● **GIVEN PROBLEM**: Filter the listing and keep only the lines with the word "chart".

BEGIN DATASET

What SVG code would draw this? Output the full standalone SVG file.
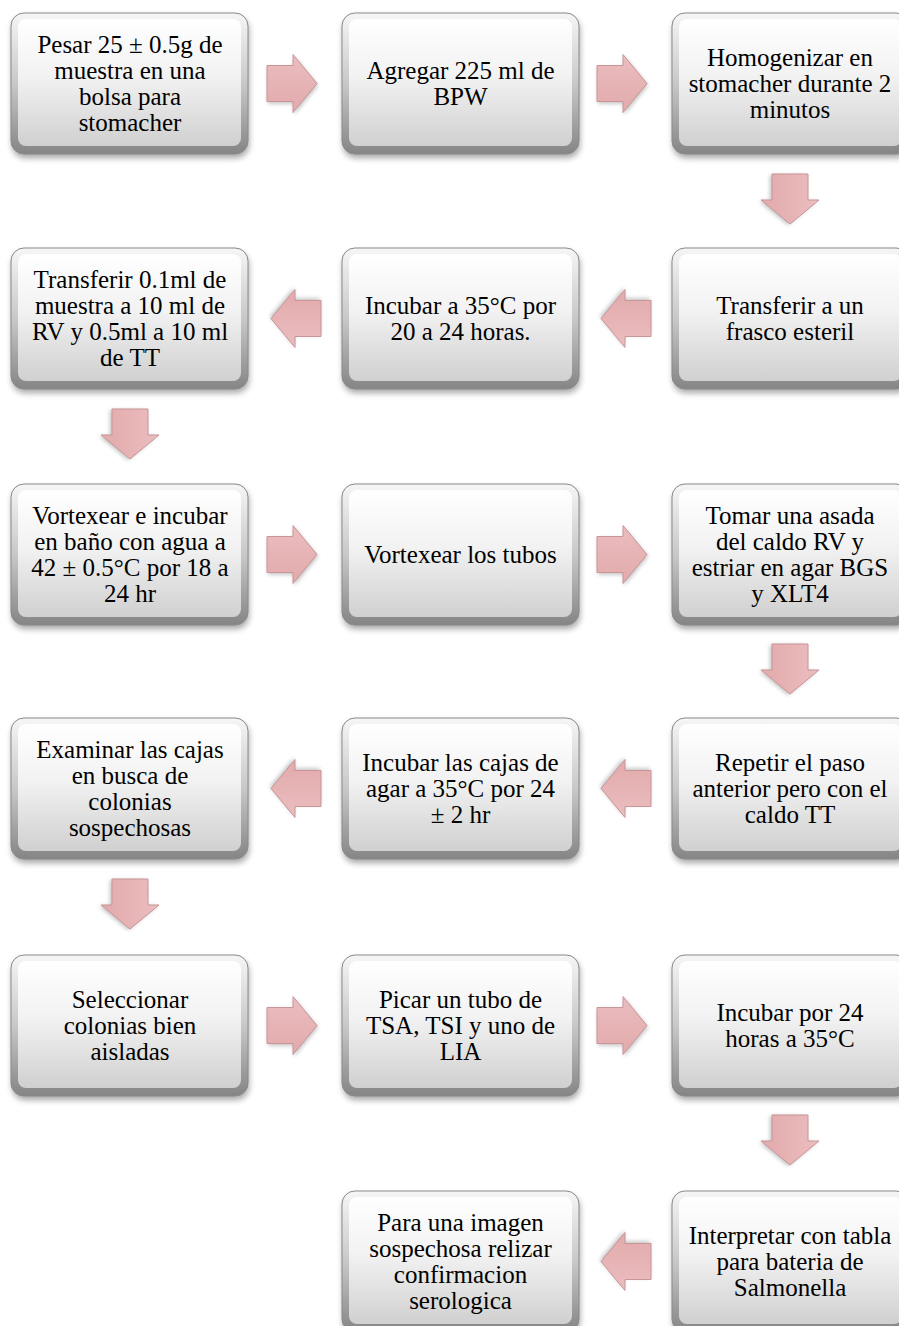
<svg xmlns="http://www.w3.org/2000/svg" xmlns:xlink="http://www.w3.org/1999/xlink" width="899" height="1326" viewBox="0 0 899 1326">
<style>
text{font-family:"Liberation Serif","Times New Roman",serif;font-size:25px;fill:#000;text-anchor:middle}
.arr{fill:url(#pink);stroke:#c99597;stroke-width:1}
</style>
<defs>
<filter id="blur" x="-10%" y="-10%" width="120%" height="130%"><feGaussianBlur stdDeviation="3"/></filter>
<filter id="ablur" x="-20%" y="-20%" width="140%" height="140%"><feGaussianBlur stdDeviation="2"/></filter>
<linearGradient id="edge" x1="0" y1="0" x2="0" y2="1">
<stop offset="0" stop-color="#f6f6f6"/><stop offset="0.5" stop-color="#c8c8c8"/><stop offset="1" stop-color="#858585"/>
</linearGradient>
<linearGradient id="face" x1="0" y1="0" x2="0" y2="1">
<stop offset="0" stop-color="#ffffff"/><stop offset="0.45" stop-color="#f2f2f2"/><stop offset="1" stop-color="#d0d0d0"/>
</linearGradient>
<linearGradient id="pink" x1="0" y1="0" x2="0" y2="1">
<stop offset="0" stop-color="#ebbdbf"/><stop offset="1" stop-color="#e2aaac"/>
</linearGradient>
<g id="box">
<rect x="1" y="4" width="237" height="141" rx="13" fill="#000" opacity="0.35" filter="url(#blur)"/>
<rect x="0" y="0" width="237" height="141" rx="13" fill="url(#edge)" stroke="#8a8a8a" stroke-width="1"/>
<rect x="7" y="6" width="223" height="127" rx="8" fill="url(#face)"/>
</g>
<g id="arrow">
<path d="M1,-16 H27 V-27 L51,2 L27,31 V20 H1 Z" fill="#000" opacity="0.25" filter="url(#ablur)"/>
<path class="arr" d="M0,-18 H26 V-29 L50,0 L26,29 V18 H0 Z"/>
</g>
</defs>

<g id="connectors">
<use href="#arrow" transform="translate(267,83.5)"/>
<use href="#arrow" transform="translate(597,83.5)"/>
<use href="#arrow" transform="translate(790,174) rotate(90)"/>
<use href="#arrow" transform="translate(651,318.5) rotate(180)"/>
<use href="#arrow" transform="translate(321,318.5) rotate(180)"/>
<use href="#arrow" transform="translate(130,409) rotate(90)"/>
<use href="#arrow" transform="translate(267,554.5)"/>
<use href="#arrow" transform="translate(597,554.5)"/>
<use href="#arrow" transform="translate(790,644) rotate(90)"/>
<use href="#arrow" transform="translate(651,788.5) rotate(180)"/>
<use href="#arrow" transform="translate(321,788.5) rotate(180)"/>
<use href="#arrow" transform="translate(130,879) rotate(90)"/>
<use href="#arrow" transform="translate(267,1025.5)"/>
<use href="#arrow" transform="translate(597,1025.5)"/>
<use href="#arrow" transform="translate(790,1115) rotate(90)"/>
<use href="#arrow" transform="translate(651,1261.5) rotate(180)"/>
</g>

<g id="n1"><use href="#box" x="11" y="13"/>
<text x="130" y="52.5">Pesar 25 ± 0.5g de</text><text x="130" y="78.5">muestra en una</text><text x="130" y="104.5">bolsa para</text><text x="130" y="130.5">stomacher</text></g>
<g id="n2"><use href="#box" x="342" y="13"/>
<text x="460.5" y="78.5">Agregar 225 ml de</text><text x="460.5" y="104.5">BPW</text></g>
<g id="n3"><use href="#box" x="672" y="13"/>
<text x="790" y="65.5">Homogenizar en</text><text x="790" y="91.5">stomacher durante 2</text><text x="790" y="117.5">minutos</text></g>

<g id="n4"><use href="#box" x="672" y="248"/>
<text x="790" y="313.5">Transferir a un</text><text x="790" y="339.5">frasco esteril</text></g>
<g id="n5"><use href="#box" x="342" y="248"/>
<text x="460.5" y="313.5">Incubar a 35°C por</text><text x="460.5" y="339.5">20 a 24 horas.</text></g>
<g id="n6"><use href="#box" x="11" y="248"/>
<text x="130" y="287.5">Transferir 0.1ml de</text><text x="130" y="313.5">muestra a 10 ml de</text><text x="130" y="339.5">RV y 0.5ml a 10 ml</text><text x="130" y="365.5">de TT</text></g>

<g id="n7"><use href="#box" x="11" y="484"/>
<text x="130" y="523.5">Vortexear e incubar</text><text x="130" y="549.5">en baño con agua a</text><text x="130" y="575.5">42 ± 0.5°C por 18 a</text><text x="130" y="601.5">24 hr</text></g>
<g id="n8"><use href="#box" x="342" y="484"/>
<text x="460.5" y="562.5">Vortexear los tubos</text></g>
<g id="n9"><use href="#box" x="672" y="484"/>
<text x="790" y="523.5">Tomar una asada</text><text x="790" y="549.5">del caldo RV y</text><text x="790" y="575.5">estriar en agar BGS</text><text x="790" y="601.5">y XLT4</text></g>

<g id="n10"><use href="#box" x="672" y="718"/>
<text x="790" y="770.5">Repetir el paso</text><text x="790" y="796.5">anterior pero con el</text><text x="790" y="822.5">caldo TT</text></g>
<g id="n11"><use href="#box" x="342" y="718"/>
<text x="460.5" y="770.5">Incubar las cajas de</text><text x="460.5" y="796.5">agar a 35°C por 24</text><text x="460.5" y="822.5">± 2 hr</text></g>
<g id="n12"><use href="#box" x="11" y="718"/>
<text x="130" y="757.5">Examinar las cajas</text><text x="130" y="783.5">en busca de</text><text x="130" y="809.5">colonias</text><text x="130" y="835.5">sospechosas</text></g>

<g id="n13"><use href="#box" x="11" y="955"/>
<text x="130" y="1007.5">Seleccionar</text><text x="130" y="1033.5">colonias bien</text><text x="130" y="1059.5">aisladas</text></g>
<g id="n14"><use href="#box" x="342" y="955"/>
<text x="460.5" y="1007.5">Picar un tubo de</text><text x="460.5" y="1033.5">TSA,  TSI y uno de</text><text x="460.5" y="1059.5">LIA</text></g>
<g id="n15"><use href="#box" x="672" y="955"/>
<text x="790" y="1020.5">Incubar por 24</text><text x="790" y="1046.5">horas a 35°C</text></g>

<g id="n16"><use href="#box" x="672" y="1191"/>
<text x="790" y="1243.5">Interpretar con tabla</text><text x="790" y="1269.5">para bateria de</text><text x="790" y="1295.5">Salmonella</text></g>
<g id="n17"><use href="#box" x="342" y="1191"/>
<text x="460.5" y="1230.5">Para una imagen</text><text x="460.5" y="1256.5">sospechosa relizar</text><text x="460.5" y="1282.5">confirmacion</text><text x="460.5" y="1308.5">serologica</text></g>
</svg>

END DATASET
BEGIN DATASET

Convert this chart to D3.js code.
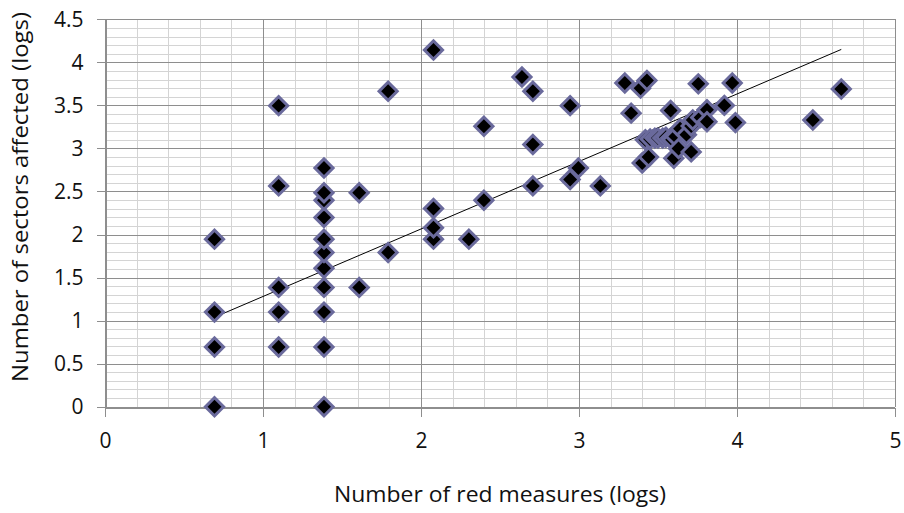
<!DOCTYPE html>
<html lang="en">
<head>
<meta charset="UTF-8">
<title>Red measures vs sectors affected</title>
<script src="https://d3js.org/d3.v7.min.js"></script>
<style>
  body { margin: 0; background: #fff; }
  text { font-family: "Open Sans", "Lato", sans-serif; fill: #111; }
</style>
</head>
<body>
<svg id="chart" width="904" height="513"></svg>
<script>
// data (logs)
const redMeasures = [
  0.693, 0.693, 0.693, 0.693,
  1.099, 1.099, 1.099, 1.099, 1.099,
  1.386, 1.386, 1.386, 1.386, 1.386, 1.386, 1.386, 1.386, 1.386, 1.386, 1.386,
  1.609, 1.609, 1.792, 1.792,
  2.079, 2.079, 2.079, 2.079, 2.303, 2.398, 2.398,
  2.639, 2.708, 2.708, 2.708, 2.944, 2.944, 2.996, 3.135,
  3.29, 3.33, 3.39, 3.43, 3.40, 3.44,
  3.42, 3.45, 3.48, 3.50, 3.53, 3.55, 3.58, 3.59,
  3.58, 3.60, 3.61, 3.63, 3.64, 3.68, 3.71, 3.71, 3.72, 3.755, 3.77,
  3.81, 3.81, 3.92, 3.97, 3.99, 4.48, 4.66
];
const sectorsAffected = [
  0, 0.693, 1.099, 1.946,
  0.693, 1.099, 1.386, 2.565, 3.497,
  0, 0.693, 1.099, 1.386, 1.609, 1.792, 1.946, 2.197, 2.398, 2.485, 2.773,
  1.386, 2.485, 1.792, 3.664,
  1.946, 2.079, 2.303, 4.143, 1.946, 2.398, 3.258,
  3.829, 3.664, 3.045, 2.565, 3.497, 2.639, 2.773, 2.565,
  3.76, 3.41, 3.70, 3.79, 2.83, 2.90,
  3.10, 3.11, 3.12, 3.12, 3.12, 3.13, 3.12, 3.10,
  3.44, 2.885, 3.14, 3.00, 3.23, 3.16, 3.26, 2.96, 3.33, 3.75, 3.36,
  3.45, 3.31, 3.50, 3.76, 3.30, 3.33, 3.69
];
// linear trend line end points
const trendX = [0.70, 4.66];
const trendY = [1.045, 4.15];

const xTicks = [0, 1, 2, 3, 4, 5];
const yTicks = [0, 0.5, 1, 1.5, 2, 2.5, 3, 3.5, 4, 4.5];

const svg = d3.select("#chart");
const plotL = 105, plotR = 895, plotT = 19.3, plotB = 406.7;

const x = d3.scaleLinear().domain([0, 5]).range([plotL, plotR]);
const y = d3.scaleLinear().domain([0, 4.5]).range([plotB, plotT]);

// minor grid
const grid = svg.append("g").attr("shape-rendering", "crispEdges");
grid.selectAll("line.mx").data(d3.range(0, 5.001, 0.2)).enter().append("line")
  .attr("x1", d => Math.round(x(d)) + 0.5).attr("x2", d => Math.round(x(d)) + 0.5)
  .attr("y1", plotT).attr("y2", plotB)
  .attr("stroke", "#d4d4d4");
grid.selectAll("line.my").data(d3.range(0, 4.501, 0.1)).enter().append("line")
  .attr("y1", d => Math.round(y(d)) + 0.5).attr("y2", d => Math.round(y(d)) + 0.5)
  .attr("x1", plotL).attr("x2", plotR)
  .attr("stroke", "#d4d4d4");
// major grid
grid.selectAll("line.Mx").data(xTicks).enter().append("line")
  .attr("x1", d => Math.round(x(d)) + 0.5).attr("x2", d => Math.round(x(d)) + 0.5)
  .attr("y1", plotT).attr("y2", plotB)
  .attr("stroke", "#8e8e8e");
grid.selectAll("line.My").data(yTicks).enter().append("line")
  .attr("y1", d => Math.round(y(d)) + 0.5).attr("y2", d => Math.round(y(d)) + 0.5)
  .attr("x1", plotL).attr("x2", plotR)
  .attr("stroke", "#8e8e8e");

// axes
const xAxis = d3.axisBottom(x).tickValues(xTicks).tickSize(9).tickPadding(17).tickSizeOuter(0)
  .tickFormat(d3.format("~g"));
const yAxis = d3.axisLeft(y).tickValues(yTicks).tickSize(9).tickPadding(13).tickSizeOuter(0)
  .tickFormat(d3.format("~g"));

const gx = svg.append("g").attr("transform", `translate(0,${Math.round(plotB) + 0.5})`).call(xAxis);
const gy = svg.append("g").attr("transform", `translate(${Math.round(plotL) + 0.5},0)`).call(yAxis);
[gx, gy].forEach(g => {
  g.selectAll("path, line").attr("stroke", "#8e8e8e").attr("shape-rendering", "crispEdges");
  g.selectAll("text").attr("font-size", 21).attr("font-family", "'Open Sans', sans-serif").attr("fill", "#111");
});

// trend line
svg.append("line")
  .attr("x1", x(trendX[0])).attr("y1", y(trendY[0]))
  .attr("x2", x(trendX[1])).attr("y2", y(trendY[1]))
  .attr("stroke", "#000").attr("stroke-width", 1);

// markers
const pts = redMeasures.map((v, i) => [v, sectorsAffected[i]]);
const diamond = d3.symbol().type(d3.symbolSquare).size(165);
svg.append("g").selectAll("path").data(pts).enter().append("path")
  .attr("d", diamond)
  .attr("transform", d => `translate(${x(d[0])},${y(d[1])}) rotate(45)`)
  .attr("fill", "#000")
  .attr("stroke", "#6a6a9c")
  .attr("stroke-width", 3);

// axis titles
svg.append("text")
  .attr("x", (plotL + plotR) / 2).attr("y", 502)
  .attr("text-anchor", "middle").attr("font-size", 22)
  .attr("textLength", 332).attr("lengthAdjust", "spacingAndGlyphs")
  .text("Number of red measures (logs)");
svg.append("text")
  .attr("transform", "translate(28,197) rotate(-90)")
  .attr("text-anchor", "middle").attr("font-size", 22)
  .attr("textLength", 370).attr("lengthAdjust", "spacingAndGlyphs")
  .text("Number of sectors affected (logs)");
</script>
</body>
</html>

END DATASET
BEGIN DATASET

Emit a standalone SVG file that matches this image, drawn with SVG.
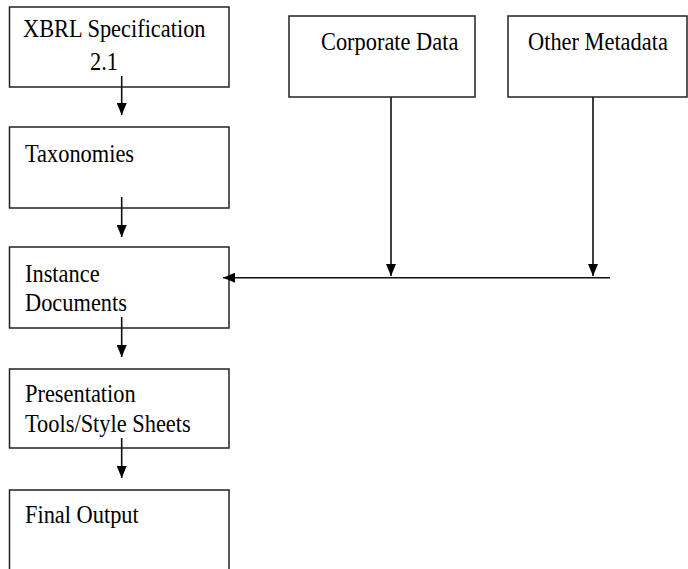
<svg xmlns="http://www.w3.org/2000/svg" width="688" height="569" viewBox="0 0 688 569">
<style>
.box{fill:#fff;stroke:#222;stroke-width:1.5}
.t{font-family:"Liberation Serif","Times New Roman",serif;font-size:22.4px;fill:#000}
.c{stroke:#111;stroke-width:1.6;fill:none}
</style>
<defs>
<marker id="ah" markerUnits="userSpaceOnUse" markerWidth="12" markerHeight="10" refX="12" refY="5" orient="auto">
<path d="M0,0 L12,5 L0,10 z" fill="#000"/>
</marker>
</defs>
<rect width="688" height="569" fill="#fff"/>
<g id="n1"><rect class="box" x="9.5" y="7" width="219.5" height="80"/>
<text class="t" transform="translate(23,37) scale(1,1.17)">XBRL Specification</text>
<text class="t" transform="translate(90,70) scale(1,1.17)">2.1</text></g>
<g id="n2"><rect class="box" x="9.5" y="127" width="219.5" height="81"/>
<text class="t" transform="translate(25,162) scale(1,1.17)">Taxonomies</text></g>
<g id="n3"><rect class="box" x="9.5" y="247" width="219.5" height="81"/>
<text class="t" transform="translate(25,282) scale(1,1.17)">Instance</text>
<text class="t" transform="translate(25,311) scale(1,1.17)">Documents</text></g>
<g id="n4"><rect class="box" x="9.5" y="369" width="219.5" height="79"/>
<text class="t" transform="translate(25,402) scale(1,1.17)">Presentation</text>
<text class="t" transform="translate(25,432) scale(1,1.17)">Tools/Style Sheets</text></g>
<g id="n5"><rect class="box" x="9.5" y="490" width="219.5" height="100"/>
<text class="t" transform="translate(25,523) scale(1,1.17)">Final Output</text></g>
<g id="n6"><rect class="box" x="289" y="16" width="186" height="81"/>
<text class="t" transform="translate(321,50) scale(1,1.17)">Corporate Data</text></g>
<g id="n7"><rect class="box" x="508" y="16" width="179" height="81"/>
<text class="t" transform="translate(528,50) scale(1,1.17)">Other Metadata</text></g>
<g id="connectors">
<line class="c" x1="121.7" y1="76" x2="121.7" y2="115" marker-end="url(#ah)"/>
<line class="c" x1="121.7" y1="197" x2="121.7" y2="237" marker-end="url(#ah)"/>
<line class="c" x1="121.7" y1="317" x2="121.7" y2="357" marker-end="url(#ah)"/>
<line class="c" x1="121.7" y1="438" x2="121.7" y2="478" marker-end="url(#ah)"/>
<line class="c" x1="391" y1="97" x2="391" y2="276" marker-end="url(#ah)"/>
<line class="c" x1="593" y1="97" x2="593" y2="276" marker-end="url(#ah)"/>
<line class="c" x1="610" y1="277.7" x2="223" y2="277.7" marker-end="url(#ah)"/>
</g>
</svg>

END DATASET

● **OUTPUT**:
Convert this chart to D3.js code.
<svg id="chart" width="904" height="513"></svg>
const svg = d3.select("#chart");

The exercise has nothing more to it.